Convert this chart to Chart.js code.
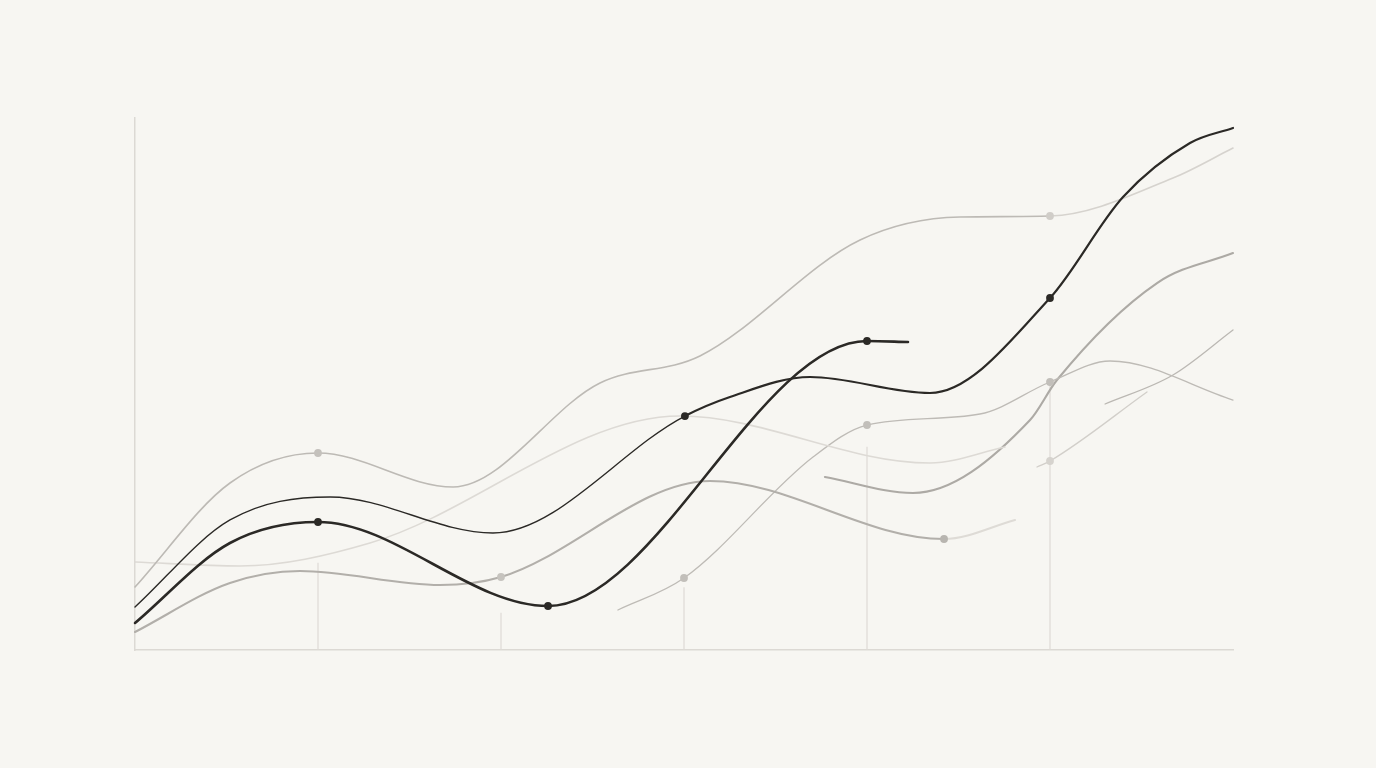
<!DOCTYPE html>
<html>
<head>
<meta charset="utf-8">
<script src="https://cdn.jsdelivr.net/npm/chart.js@4/dist/chart.umd.min.js"></script>
<style>
html,body{margin:0;padding:0;background:#f7f6f2;}
#wrap{width:1376px;height:768px;position:relative;}
</style>
</head>
<body>
<div id="wrap"><canvas id="c" width="1376" height="768"></canvas></div>
<script>
// x positions (category steps 0..6) and y values (0..100)
const seriesAx = [0, 0.519, 1, 2.257, 4, 4.224];
const seriesAy = [5.08, 20.11, 24.06, 8.27, 58.08, 57.89];
const seriesAmarks = [2, 3, 4];

const seriesBx = [0, 0.519, 1.066, 1.956, 3.005, 3.251, 3.689, 4.344, 5, 5.399, 5.765, 6];
const seriesBy = [8.08, 24.44, 28.76, 21.99, 43.98, 47.56, 51.32, 48.31, 66.17, 85.15, 95.30, 98.12];
const seriesBmarks = [4, 8];

const seriesCx = [0, 0.519, 1, 1.738, 2.541, 3.087, 3.962, 4.508, 5, 5.672, 6];
const seriesCy = [11.84, 31.39, 37.03, 30.64, 50.19, 55.26, 77.07, 81.39, 81.58, 88.72, 94.36];
const seriesCmarks = [2, 8];

const seriesDx = [0, 0.574, 1.284, 2.978, 4.344, 4.754];
const seriesDy = [16.54, 15.79, 20.11, 43.98, 35.15, 38.16];

const seriesEx = [0, 0.519, 0.902, 1.667, 2, 3.142, 4.421, 4.809];
const seriesEy = [3.38, 12.59, 14.85, 12.22, 13.72, 31.77, 20.86, 24.44];
const seriesEmarks = [4, 6];

const seriesFx = [2.639, 3, 3.705, 4, 4.617, 5, 5.328, 6];
const seriesFy = [7.52, 13.53, 36.28, 42.29, 44.36, 50.38, 54.32, 46.99];
const seriesFmarks = [1, 3, 5];

const seriesGx = [3.770, 4.251, 4.891, 5.038, 5.585, 6];
const seriesGy = [32.52, 29.51, 43.23, 50.75, 68.98, 74.62];

const seriesHx = [4.929, 5, 5.530];
const seriesHy = [34.40, 35.53, 48.50];
const seriesHmarks = [1];

const seriesIx = [5.301, 5.672, 6];
const seriesIy = [46.24, 51.69, 60.15];

const dropX = [1, 2, 3, 4, 5];
const dropTop = [16.4, 7.0, 11.8, 38.2, 50.4];

const pts = (xs, ys) => xs.map((x, i) => ({x: x, y: ys[i]}));
const radii = (n, marks, r) => Array.from({length: n}, (_, i) => marks.includes(i) ? r : 0);

const DARK = '#2b2926';
function line(xs, ys, color, width, marks, extra) {
  return Object.assign({
    type: 'line',
    data: pts(xs, ys),
    borderColor: color,
    backgroundColor: color,
    pointBackgroundColor: color,
    pointBorderWidth: 0,
    borderWidth: width,
    pointRadius: radii(xs.length, marks || [], 3.9),
    pointHoverRadius: 0,
    cubicInterpolationMode: 'monotone',
    fill: false,
    clip: false,
    borderCapStyle: 'round',
    borderJoinStyle: 'round'
  }, extra || {});
}

const datasets = [
  line(seriesAx, seriesAy, DARK, 2.6, seriesAmarks),
  line(seriesBx, seriesBy, DARK, 1.4, seriesBmarks, {
    segment: { borderWidth: ctx => ctx.p0DataIndex >= 4 ? 2.2 : 1.4 }
  }),
  line(seriesCx, seriesCy, '#bdbab5', 1.6, seriesCmarks, {
    pointBackgroundColor: ctx => ctx.dataIndex >= 8 ? '#d0cdc8' : '#c4c1bc',
    segment: { borderColor: ctx => ctx.p0DataIndex >= 8 ? '#d6d3ce' : undefined }
  }),
  line(seriesDx, seriesDy, '#dddad5', 1.6, []),
  line(seriesEx, seriesEy, '#b2afaa', 2.1, seriesEmarks, {
    pointBackgroundColor: ctx => ctx.dataIndex === 4 ? '#c6c3be' : '#b8b5b0',
    segment: { borderColor: ctx => ctx.p0DataIndex >= 6 ? '#dedbd6' : undefined }
  }),
  line(seriesFx, seriesFy, '#bebbb6', 1.3, seriesFmarks, {
    pointBackgroundColor: '#c2bfba'
  }),
  line(seriesGx, seriesGy, '#adaaa5', 2.1, []),
  line(seriesHx, seriesHy, '#d2cfca', 1.3, seriesHmarks, {
    pointBackgroundColor: '#d6d3ce'
  }),
  line(seriesIx, seriesIy, '#bbb8b3', 1.3, [])
];

dropX.forEach((x, i) => {
  datasets.push({
    type: 'line',
    data: [{x: x, y: 0}, {x: x, y: dropTop[i]}],
    borderColor: '#dedbd6',
    borderWidth: 1.2,
    pointRadius: 0,
    pointHoverRadius: 0,
    fill: false,
    tension: 0
  });
});

new Chart(document.getElementById('c'), {
  type: 'line',
  data: { datasets: datasets },
  options: {
    responsive: false,
    animation: false,
    events: [],
    layout: { padding: { left: 135, right: 143, top: 118, bottom: 118 } },
    plugins: { legend: { display: false }, tooltip: { enabled: false }, title: { display: false } },
    scales: {
      x: {
        type: 'linear', min: 0, max: 6,
        grid: { display: false, drawTicks: false },
        ticks: { display: false },
        border: { display: true, color: '#dcd9d4', width: 1.5 }
      },
      y: {
        type: 'linear', min: 0, max: 100,
        grid: { display: false, drawTicks: false },
        ticks: { display: false },
        border: { display: true, color: '#dcd9d4', width: 1.5 }
      }
    }
  }
});
</script>
</body>
</html>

- WRITTEN INSTRUCTION: Copy each line in full and exactly, omitting any picture.

- OUTPUT OF THE EXERCISE:
Convert this chart to Chart.js code.
<!DOCTYPE html>
<html>
<head>
<meta charset="utf-8">
<script src="https://cdn.jsdelivr.net/npm/chart.js@4/dist/chart.umd.min.js"></script>
<style>
html,body{margin:0;padding:0;background:#f7f6f2;}
#wrap{width:1376px;height:768px;position:relative;}
</style>
</head>
<body>
<div id="wrap"><canvas id="c" width="1376" height="768"></canvas></div>
<script>
// x positions (category steps 0..6) and y values (0..100)
const seriesAx = [0, 0.519, 1, 2.257, 4, 4.224];
const seriesAy = [5.08, 20.11, 24.06, 8.27, 58.08, 57.89];
const seriesAmarks = [2, 3, 4];

const seriesBx = [0, 0.519, 1.066, 1.956, 3.005, 3.251, 3.689, 4.344, 5, 5.399, 5.765, 6];
const seriesBy = [8.08, 24.44, 28.76, 21.99, 43.98, 47.56, 51.32, 48.31, 66.17, 85.15, 95.30, 98.12];
const seriesBmarks = [4, 8];

const seriesCx = [0, 0.519, 1, 1.738, 2.541, 3.087, 3.962, 4.508, 5, 5.672, 6];
const seriesCy = [11.84, 31.39, 37.03, 30.64, 50.19, 55.26, 77.07, 81.39, 81.58, 88.72, 94.36];
const seriesCmarks = [2, 8];

const seriesDx = [0, 0.574, 1.284, 2.978, 4.344, 4.754];
const seriesDy = [16.54, 15.79, 20.11, 43.98, 35.15, 38.16];

const seriesEx = [0, 0.519, 0.902, 1.667, 2, 3.142, 4.421, 4.809];
const seriesEy = [3.38, 12.59, 14.85, 12.22, 13.72, 31.77, 20.86, 24.44];
const seriesEmarks = [4, 6];

const seriesFx = [2.639, 3, 3.705, 4, 4.617, 5, 5.328, 6];
const seriesFy = [7.52, 13.53, 36.28, 42.29, 44.36, 50.38, 54.32, 46.99];
const seriesFmarks = [1, 3, 5];

const seriesGx = [3.770, 4.251, 4.891, 5.038, 5.585, 6];
const seriesGy = [32.52, 29.51, 43.23, 50.75, 68.98, 74.62];

const seriesHx = [4.929, 5, 5.530];
const seriesHy = [34.40, 35.53, 48.50];
const seriesHmarks = [1];

const seriesIx = [5.301, 5.672, 6];
const seriesIy = [46.24, 51.69, 60.15];

const dropX = [1, 2, 3, 4, 5];
const dropTop = [16.4, 7.0, 11.8, 38.2, 50.4];

const pts = (xs, ys) => xs.map((x, i) => ({x: x, y: ys[i]}));
const radii = (n, marks, r) => Array.from({length: n}, (_, i) => marks.includes(i) ? r : 0);

const DARK = '#2b2926';
function line(xs, ys, color, width, marks, extra) {
  return Object.assign({
    type: 'line',
    data: pts(xs, ys),
    borderColor: color,
    backgroundColor: color,
    pointBackgroundColor: color,
    pointBorderWidth: 0,
    borderWidth: width,
    pointRadius: radii(xs.length, marks || [], 3.9),
    pointHoverRadius: 0,
    cubicInterpolationMode: 'monotone',
    fill: false,
    clip: false,
    borderCapStyle: 'round',
    borderJoinStyle: 'round'
  }, extra || {});
}

const datasets = [
  line(seriesAx, seriesAy, DARK, 2.6, seriesAmarks),
  line(seriesBx, seriesBy, DARK, 1.4, seriesBmarks, {
    segment: { borderWidth: ctx => ctx.p0DataIndex >= 4 ? 2.2 : 1.4 }
  }),
  line(seriesCx, seriesCy, '#bdbab5', 1.6, seriesCmarks, {
    pointBackgroundColor: ctx => ctx.dataIndex >= 8 ? '#d0cdc8' : '#c4c1bc',
    segment: { borderColor: ctx => ctx.p0DataIndex >= 8 ? '#d6d3ce' : undefined }
  }),
  line(seriesDx, seriesDy, '#dddad5', 1.6, []),
  line(seriesEx, seriesEy, '#b2afaa', 2.1, seriesEmarks, {
    pointBackgroundColor: ctx => ctx.dataIndex === 4 ? '#c6c3be' : '#b8b5b0',
    segment: { borderColor: ctx => ctx.p0DataIndex >= 6 ? '#dedbd6' : undefined }
  }),
  line(seriesFx, seriesFy, '#bebbb6', 1.3, seriesFmarks, {
    pointBackgroundColor: '#c2bfba'
  }),
  line(seriesGx, seriesGy, '#adaaa5', 2.1, []),
  line(seriesHx, seriesHy, '#d2cfca', 1.3, seriesHmarks, {
    pointBackgroundColor: '#d6d3ce'
  }),
  line(seriesIx, seriesIy, '#bbb8b3', 1.3, [])
];

dropX.forEach((x, i) => {
  datasets.push({
    type: 'line',
    data: [{x: x, y: 0}, {x: x, y: dropTop[i]}],
    borderColor: '#dedbd6',
    borderWidth: 1.2,
    pointRadius: 0,
    pointHoverRadius: 0,
    fill: false,
    tension: 0
  });
});

new Chart(document.getElementById('c'), {
  type: 'line',
  data: { datasets: datasets },
  options: {
    responsive: false,
    animation: false,
    events: [],
    layout: { padding: { left: 135, right: 143, top: 118, bottom: 118 } },
    plugins: { legend: { display: false }, tooltip: { enabled: false }, title: { display: false } },
    scales: {
      x: {
        type: 'linear', min: 0, max: 6,
        grid: { display: false, drawTicks: false },
        ticks: { display: false },
        border: { display: true, color: '#dcd9d4', width: 1.5 }
      },
      y: {
        type: 'linear', min: 0, max: 100,
        grid: { display: false, drawTicks: false },
        ticks: { display: false },
        border: { display: true, color: '#dcd9d4', width: 1.5 }
      }
    }
  }
});
</script>
</body>
</html>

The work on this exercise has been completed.